*Provided data*
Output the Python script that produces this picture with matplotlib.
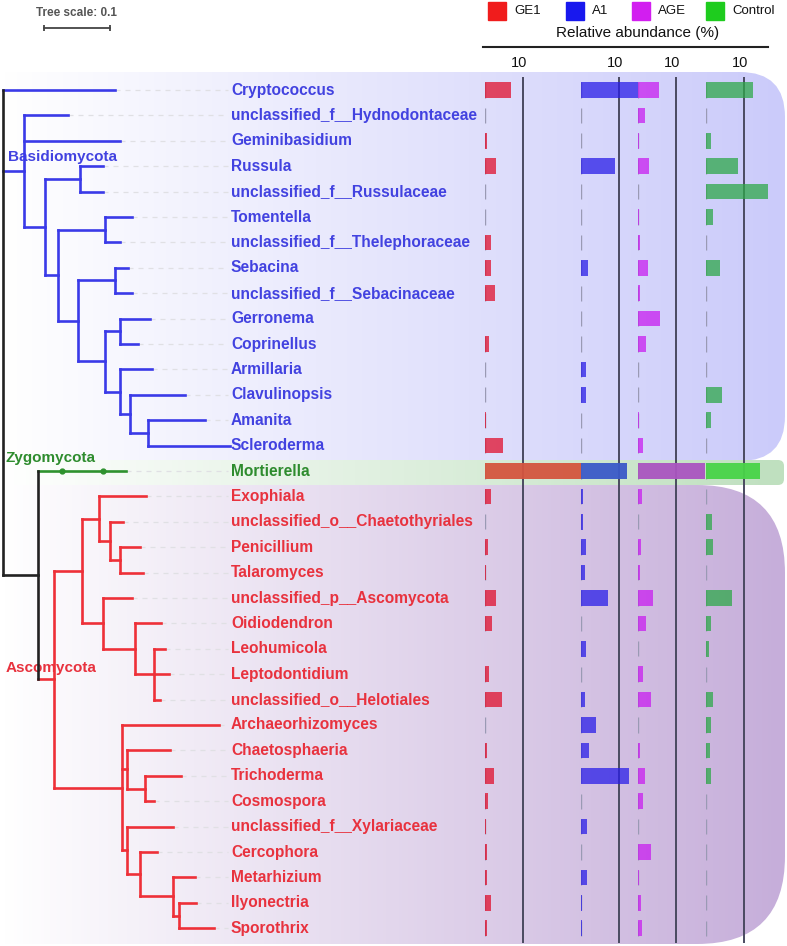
import numpy as np
import matplotlib
matplotlib.use('Agg')
import matplotlib.pyplot as plt
from matplotlib.patches import FancyBboxPatch, Rectangle
from matplotlib.colors import LinearSegmentedColormap

plt.rcParams['font.family'] = ['Liberation Sans', 'DejaVu Sans']

# ---- data -------------------------------------------------------------
genera = ['Cryptococcus', 'unclassified_f__Hydnodontaceae', 'Geminibasidium', 'Russula',
          'unclassified_f__Russulaceae', 'Tomentella', 'unclassified_f__Thelephoraceae',
          'Sebacina', 'unclassified_f__Sebacinaceae', 'Gerronema', 'Coprinellus',
          'Armillaria', 'Clavulinopsis', 'Amanita', 'Scleroderma',
          'Mortierella',
          'Exophiala', 'unclassified_o__Chaetothyriales', 'Penicillium', 'Talaromyces',
          'unclassified_p__Ascomycota', 'Oidiodendron', 'Leohumicola', 'Leptodontidium',
          'unclassified_o__Helotiales', 'Archaeorhizomyces', 'Chaetosphaeria', 'Trichoderma',
          'Cosmospora', 'unclassified_f__Xylariaceae', 'Cercophora', 'Metarhizium',
          'Ilyonectria', 'Sporothrix']
phylum = ['B'] * 15 + ['Z'] + ['A'] * 18
nan = np.nan
# relative abundance (%) per group
ge1 = [6.9, 0, 0.4, 2.9, 0, 0, 1.5, 1.5, 2.6, nan, 1.1, 0, 0, 0.3, 4.6,
       25.2,
       1.5, 0, 0.7, 0.3, 2.8, 1.7, nan, 1.1, 4.5, 0, 0.5, 2.3, 0.8, 0.2, 0.5, 0.5, 1.5, 0.4]
a1 = [15.0, 0, 0, 9.0, 0, 0, 0, 1.7, 0, 0, 0, 1.2, 1.3, 0, 0,
      12.0,
      0.6, 0.6, 1.2, 1.0, 7.0, 0, 1.2, 0, 1.0, 4.0, 2.0, 12.5, 0, 1.6, 0, 1.6, 0.3, 0.2]
age = [5.6, 1.8, 0.3, 3.0, 0, 0.3, 0.4, 2.5, 0.5, 5.7, 2.2, 0, 0, 0.2, 1.4,
       17.6,
       1.0, 0, 0.8, 0.4, 3.8, 2.1, 0, 1.4, 3.4, 0, 0.4, 1.7, 1.3, 0, 3.4, 0.2, 0.8, 1.1]
control = [12.3, 0, 1.3, 8.4, 16.2, 1.7, 0, 3.6, 0, 0, 0, 0, 4.3, 1.2, 0,
           14.2,
           0, 1.6, 1.8, 0, 6.9, 1.4, 0.9, 0, 1.8, 1.2, 1.0, 1.4, 0, 0, 0, 0, 0, 0]
groups = ['GE1', 'A1', 'AGE', 'Control']
highlight = 'Mortierella'

# phylogeny: leaf = (name, branch length), node = ([children], branch length)
tree = ([
    ('Cryptococcus', 0.170),
    ([
        ('unclassified_f__Hydnodontaceae', 0.067),
        ('Geminibasidium', 0.145),
        ([
            ([('Russula', 0.035), ('unclassified_f__Russulaceae', 0.035)], 0.052),
            ([
                ([('Tomentella', 0.041), ('unclassified_f__Thelephoraceae', 0.023)], 0.071),
                ([
                    ([('Sebacina', 0.020), ('unclassified_f__Sebacinaceae', 0.027)], 0.056),
                    ([
                        ([('Gerronema', 0.044), ('Coprinellus', 0.026)], 0.023),
                        ([
                            ('Armillaria', 0.048),
                            ([
                                ('Clavulinopsis', 0.083),
                                ([('Amanita', 0.086), ('Scleroderma', 0.124)], 0.027),
                            ], 0.015),
                        ], 0.023),
                    ], 0.042),
                ], 0.029),
            ], 0.020),
        ], 0.032),
    ], 0.032),
    ([
        ([([('Mortierella', 0.035)], 0.062)], 0.036),
        ([
            ([
                ([
                    ('Exophiala', 0.071),
                    ([
                        ('unclassified_o__Chaetothyriales', 0.020),
                        ([('Penicillium', 0.030), ('Talaromyces', 0.035)], 0.015),
                    ], 0.017),
                ], 0.026),
                ([
                    ('unclassified_p__Ascomycota', 0.044),
                    ([
                        ('Oidiodendron', 0.039),
                        ([('Leohumicola', 0.017), ('Leptodontidium', 0.023),
                          ('unclassified_o__Helotiales', 0.009)], 0.029),
                    ], 0.048),
                ], 0.033),
            ], 0.042),
            ([
                ('Archaeorhizomyces', 0.147),
                ([
                    ('Chaetosphaeria', 0.065),
                    ([('Trichoderma', 0.055), ('Cosmospora', 0.014)], 0.027),
                ], 0.008),
                ([
                    ('unclassified_f__Xylariaceae', 0.070),
                    ([
                        ('Cercophora', 0.026),
                        ([
                            ('Metarhizium', 0.033),
                            ([('Ilyonectria', 0.026), ('Sporothrix', 0.053)], 0.008),
                        ], 0.050),
                    ], 0.020),
                ], 0.008),
            ], 0.103),
        ], 0.024),
    ], 0.053),
], 0.0)

# ---- styling ----------------------------------------------------------
phy_col = {'B': '#3a3ae8', 'Z': '#2e922e', 'A': '#ee3038'}
txt_col = {'B': '#4242e0', 'Z': '#2e8c2e', 'A': '#e8323e'}
bar_cols = ['#e0102e', '#2a1ee8', '#c81ef0', '#2ea84a']
hl_cols = ['#d4553e', '#3a5ac8', '#aa55c0', '#48d448']
leg_cols = ['#f01c1c', '#1818ee', '#d21ef0', '#1ecc1e']

W, H = 787, 946
ROW0, ROWH = 90, 25.4          # pixel y of first row, row spacing
TX0, TPX = 3, 660              # tree root px, px per tree unit
PXPCT = 3.83                   # px per percent in bar panels
bar_base = [485, 581, 638, 706]
bar_span = [120, 75, 80, 80]


def row_of(py):
    return (py - ROW0) / ROWH


fig = plt.figure(figsize=(W / 100, H / 100), dpi=100)

# background canvas (pixel coords)
bg = fig.add_axes([0, 0, 1, 1])


def shade(y0, y1, right, radius, c_right, z):
    box = FancyBboxPatch((-150, y0), right + 150, y1 - y0,
                         boxstyle='round,pad=0,rounding_size=%d' % radius,
                         fc='none', ec='none', transform=bg.transData)
    bg.add_patch(box)
    cmap = LinearSegmentedColormap.from_list('g', ['white', c_right])
    im = bg.imshow(np.linspace(0, 1, 256)[None, :], cmap=cmap, extent=(0, right, y1, y0),
                   aspect='auto', zorder=z, interpolation='bilinear')
    im.set_clip_path(box)


shade(72, 461, 785, 45, '#cbcbfa', 1)
shade(485, 944, 785, 88, '#c6aeda', 1)
shade(460, 485, 784, 6, '#bfe0bf', 2)

# legend + header
for gx, gname, gc in zip([488, 566, 632, 706], groups, leg_cols):
    bg.add_patch(Rectangle((gx, 2), 18, 18, color=gc, zorder=3))
    bg.text(gx + 26, 11, gname, fontsize=9.5, va='center', ha='left', color='#111')
bg.text(638, 33, 'Relative abundance (%)', fontsize=11, ha='center', va='center', color='#111')
bg.plot([483, 768], [47, 47], color='#222', lw=1.5)
bg.set_xlim(0, W)
bg.set_ylim(H, 0)
bg.axis('off')

# tree panel (tree units)
tr = fig.add_axes([0, 0, 1, 1])
tr.set_xlim(-TX0 / TPX, (W - TX0) / TPX)
tr.set_ylim(row_of(H), row_of(0))
tr.axis('off')
tr.patch.set_alpha(0)

row = {g: i for i, g in enumerate(genera)}
label_x = (231 - TX0) / TPX
lw = 1.9


def draw(node, x0):
    item, length = node
    x = x0 + length
    if isinstance(item, str):
        y = row[item]
        c = phy_col[phylum[y]]
        tr.plot([x, label_x - 0.004], [y, y], color='#e0e0e4', lw=0.9,
                ls=(0, (4, 4)), zorder=1)
        tr.text(label_x, y, item, color=txt_col[phylum[y]], fontsize=11.2,
                fontweight='bold', va='center', ha='left', zorder=4)
    else:
        res = [draw(ch, x) for ch in item]
        ys = [r[0] for r in res]
        cs = [r[1] for r in res]
        y = (ys[0] + ys[-1]) / 2
        c = cs[0] if all(cc == cs[0] for cc in cs) else '#222222'
        if len(item) > 1:
            tr.plot([x, x], [ys[0], ys[-1]], color=c, lw=lw,
                    solid_capstyle='projecting', zorder=3)
        else:
            tr.plot(x, y, 'o', color=c, ms=3.5, zorder=3)
    if length > 0:
        tr.plot([x0, x], [y, y], color=c, lw=lw, solid_capstyle='projecting', zorder=3)
    return y, c


draw(tree, 0.0)

# clade names
tr.text((8 - TX0) / TPX, row_of(157), 'Basidiomycota', color=txt_col['B'],
        fontsize=11, fontweight='bold', va='center', ha='left', zorder=2)
tr.text((6 - TX0) / TPX, row_of(458), 'Zygomycota', color=txt_col['Z'],
        fontsize=11, fontweight='bold', va='center', ha='left', zorder=2)
tr.text((6 - TX0) / TPX, row_of(668), 'Ascomycota', color=txt_col['A'],
        fontsize=11, fontweight='bold', va='center', ha='left', zorder=2)

# tree scale
sx = (44 - TX0) / TPX
sy = row_of(28)
tr.plot([sx, sx + 0.1], [sy, sy], color='#444', lw=1.3)
tr.vlines([sx, sx + 0.1], sy - 0.12, sy + 0.12, color='#444', lw=1.3)
tr.text(sx + 0.05, row_of(13), 'Tree scale: 0.1', fontsize=8.5, fontweight='bold',
        color='#555', ha='center', va='center')

# abundance bars
rows = np.arange(len(genera))
is_hl = np.array([g == highlight for g in genera])
for vals, base, span, bc, hc in zip([ge1, a1, age, control], bar_base, bar_span,
                                    bar_cols, hl_cols):
    ax = fig.add_axes([base / W, 0, span / W, 1])
    ax.set_xlim(0, span / PXPCT)
    ax.set_ylim(row_of(H), row_of(0))
    ax.axis('off')
    ax.patch.set_alpha(0)
    v = np.array(vals, dtype=float)
    ok = ~np.isnan(v)
    ax.vlines(10, row_of(77), row_of(943), color='#4a4a60', lw=1.4, zorder=1)
    ax.vlines(np.zeros(ok.sum()), rows[ok] - 0.3, rows[ok] + 0.3, color='#9a9ab4',
              lw=1.0, zorder=2)
    m = ok & ~is_hl
    ax.barh(rows[m], v[m], height=0.62, color=bc, alpha=0.75, lw=0, zorder=3)
    ax.barh(rows[is_hl], v[is_hl], height=0.6, color=hc, alpha=0.95, lw=0, zorder=3)
    ax.annotate('10', (10, row_of(63)), xytext=(-3.2, 0), textcoords='offset points',
                ha='center', va='center', fontsize=10.5, color='#111', annotation_clip=False)

fig.savefig('out.png', dpi=100)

*Required task*
Each line from the top of the material through the line containing "plt.rcParams['font.family'] = ['Liberation" should be reproduced exactly; please drop any images.

*Full answer*
Output the Python script that produces this picture with matplotlib.
import numpy as np
import matplotlib
matplotlib.use('Agg')
import matplotlib.pyplot as plt
from matplotlib.patches import FancyBboxPatch, Rectangle
from matplotlib.colors import LinearSegmentedColormap

plt.rcParams['font.family'] = ['Liberation Sans', 'DejaVu Sans']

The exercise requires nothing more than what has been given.